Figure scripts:
^^^^^^^^

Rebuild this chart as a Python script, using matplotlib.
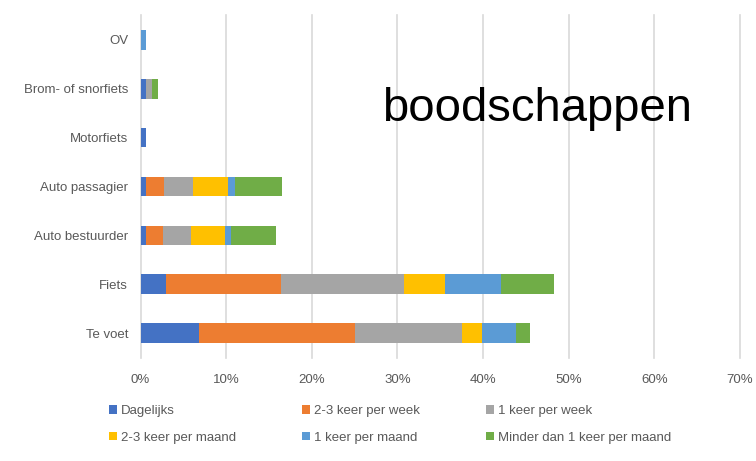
import matplotlib
matplotlib.use("Agg")
import matplotlib.pyplot as plt
import numpy as np

plt.rcParams['font.family'] = ['Liberation Sans', 'DejaVu Sans']

categories = ["OV", "Brom- of snorfiets", "Motorfiets", "Auto passagier",
              "Auto bestuurder", "Fiets", "Te voet"]
series_names = ["Dagelijks", "2-3 keer per week", "1 keer per week",
                "2-3 keer per maand", "1 keer per maand", "Minder dan 1 keer per maand"]
# values in percent, per series, in category order
dagelijks      = [0.0, 0.6, 0.7, 0.6, 0.6, 3.0, 6.8]
keer23_week    = [0.0, 0.0, 0.0, 2.1, 2.0, 13.4, 18.3]
keer1_week     = [0.0, 0.7, 0.0, 3.4, 3.3, 14.4, 12.4]
keer23_maand   = [0.0, 0.0, 0.0, 4.1, 4.0, 4.7, 2.4]
keer1_maand    = [0.6, 0.0, 0.0, 0.8, 0.7, 6.6, 3.9]
minder         = [0.0, 0.75, 0.0, 5.5, 5.2, 6.2, 1.7]
xticks = [0, 10, 20, 30, 40, 50, 60, 70]
xtick_labels = ["0%", "10%", "20%", "30%", "40%", "50%", "60%", "70%"]
title = "boodschappen"

series = [dagelijks, keer23_week, keer1_week, keer23_maand, keer1_maand, minder]
colors = ["#4472C4", "#ED7D31", "#A5A5A5", "#FFC000", "#5B9BD5", "#70AD47"]

fig = plt.figure(figsize=(7.56, 4.61), dpi=100)
ax = fig.add_axes([140.5/756, 1-357.5/461, (740-140.5)/756, (357.5-15.5)/461])

y = np.arange(len(categories))[::-1]
left = np.zeros(len(categories))
handles = []
for vals, c, name in zip(series, colors, series_names):
    v = np.array(vals)
    h = ax.barh(y, v, left=left, height=0.4, color=c, label=name, zorder=3)
    handles.append(h)
    left += v

ax.set_xlim(0, 70)
ax.set_ylim(-0.5, len(categories) - 0.5)
ax.set_yticks(y)
ax.set_yticklabels(categories)
ax.set_xticks(xticks)
ax.set_xticklabels(xtick_labels)
ax.tick_params(axis='both', length=0, labelsize=9.5, colors="#595959")
ax.tick_params(axis='y', pad=9)
ax.tick_params(axis='x', pad=12)
for s in ax.spines.values():
    s.set_visible(False)
ax.grid(axis='x', color="#D9D9D9", linewidth=1.2, zorder=0)
for gl in ax.get_xgridlines():
    gl.set_clip_on(False)

order = [0, 3, 1, 4, 2, 5]
leg = fig.legend([handles[i] for i in order], [series_names[i] for i in order],
                 ncol=3, loc='upper left', bbox_to_anchor=(109/756, 1-405/461),
                 frameon=False, fontsize=9.5, handlelength=0.6, handleheight=0.6,
                 handletextpad=0.3, columnspacing=5.0, labelspacing=1.13,
                 borderaxespad=0, borderpad=0)
for t in leg.get_texts():
    t.set_color("#595959")

fig.text(382/756, 1-121/461, title, fontsize=34, color="black",
         va='baseline', ha='left')

fig.savefig("out.png", dpi=100)
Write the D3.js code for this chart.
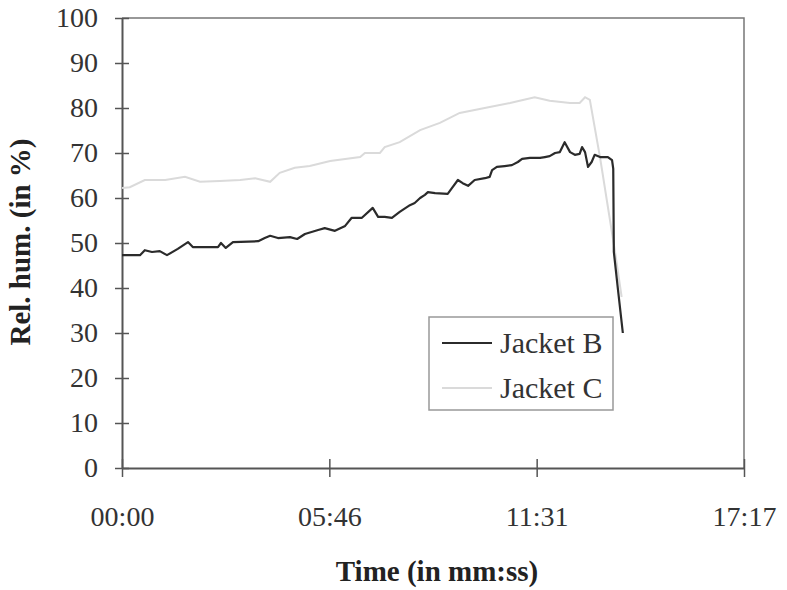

^^^^^^^^

WHAT THE TASK ASKS: Write the full listing out again with every line unchanged, but include no pictures.

TASK SOLUTION:
Rebuild this chart as a Python script, using matplotlib.
import matplotlib
matplotlib.use("Agg")
import matplotlib.pyplot as plt
import numpy as np

plt.rcParams['font.family'] = ['Liberation Sans', 'DejaVu Sans']

categories = ["OV", "Brom- of snorfiets", "Motorfiets", "Auto passagier",
              "Auto bestuurder", "Fiets", "Te voet"]
series_names = ["Dagelijks", "2-3 keer per week", "1 keer per week",
                "2-3 keer per maand", "1 keer per maand", "Minder dan 1 keer per maand"]
# values in percent, per series, in category order
dagelijks      = [0.0, 0.6, 0.7, 0.6, 0.6, 3.0, 6.8]
keer23_week    = [0.0, 0.0, 0.0, 2.1, 2.0, 13.4, 18.3]
keer1_week     = [0.0, 0.7, 0.0, 3.4, 3.3, 14.4, 12.4]
keer23_maand   = [0.0, 0.0, 0.0, 4.1, 4.0, 4.7, 2.4]
keer1_maand    = [0.6, 0.0, 0.0, 0.8, 0.7, 6.6, 3.9]
minder         = [0.0, 0.75, 0.0, 5.5, 5.2, 6.2, 1.7]
xticks = [0, 10, 20, 30, 40, 50, 60, 70]
xtick_labels = ["0%", "10%", "20%", "30%", "40%", "50%", "60%", "70%"]
title = "boodschappen"

series = [dagelijks, keer23_week, keer1_week, keer23_maand, keer1_maand, minder]
colors = ["#4472C4", "#ED7D31", "#A5A5A5", "#FFC000", "#5B9BD5", "#70AD47"]

fig = plt.figure(figsize=(7.56, 4.61), dpi=100)
ax = fig.add_axes([140.5/756, 1-357.5/461, (740-140.5)/756, (357.5-15.5)/461])

y = np.arange(len(categories))[::-1]
left = np.zeros(len(categories))
handles = []
for vals, c, name in zip(series, colors, series_names):
    v = np.array(vals)
    h = ax.barh(y, v, left=left, height=0.4, color=c, label=name, zorder=3)
    handles.append(h)
    left += v

ax.set_xlim(0, 70)
ax.set_ylim(-0.5, len(categories) - 0.5)
ax.set_yticks(y)
ax.set_yticklabels(categories)
ax.set_xticks(xticks)
ax.set_xticklabels(xtick_labels)
ax.tick_params(axis='both', length=0, labelsize=9.5, colors="#595959")
ax.tick_params(axis='y', pad=9)
ax.tick_params(axis='x', pad=12)
for s in ax.spines.values():
    s.set_visible(False)
ax.grid(axis='x', color="#D9D9D9", linewidth=1.2, zorder=0)
for gl in ax.get_xgridlines():
    gl.set_clip_on(False)

order = [0, 3, 1, 4, 2, 5]
leg = fig.legend([handles[i] for i in order], [series_names[i] for i in order],
                 ncol=3, loc='upper left', bbox_to_anchor=(109/756, 1-405/461),
                 frameon=False, fontsize=9.5, handlelength=0.6, handleheight=0.6,
                 handletextpad=0.3, columnspacing=5.0, labelspacing=1.13,
                 borderaxespad=0, borderpad=0)
for t in leg.get_texts():
    t.set_color("#595959")

fig.text(382/756, 1-121/461, title, fontsize=34, color="black",
         va='baseline', ha='left')

fig.savefig("out.png", dpi=100)
Write the D3.js code for this chart.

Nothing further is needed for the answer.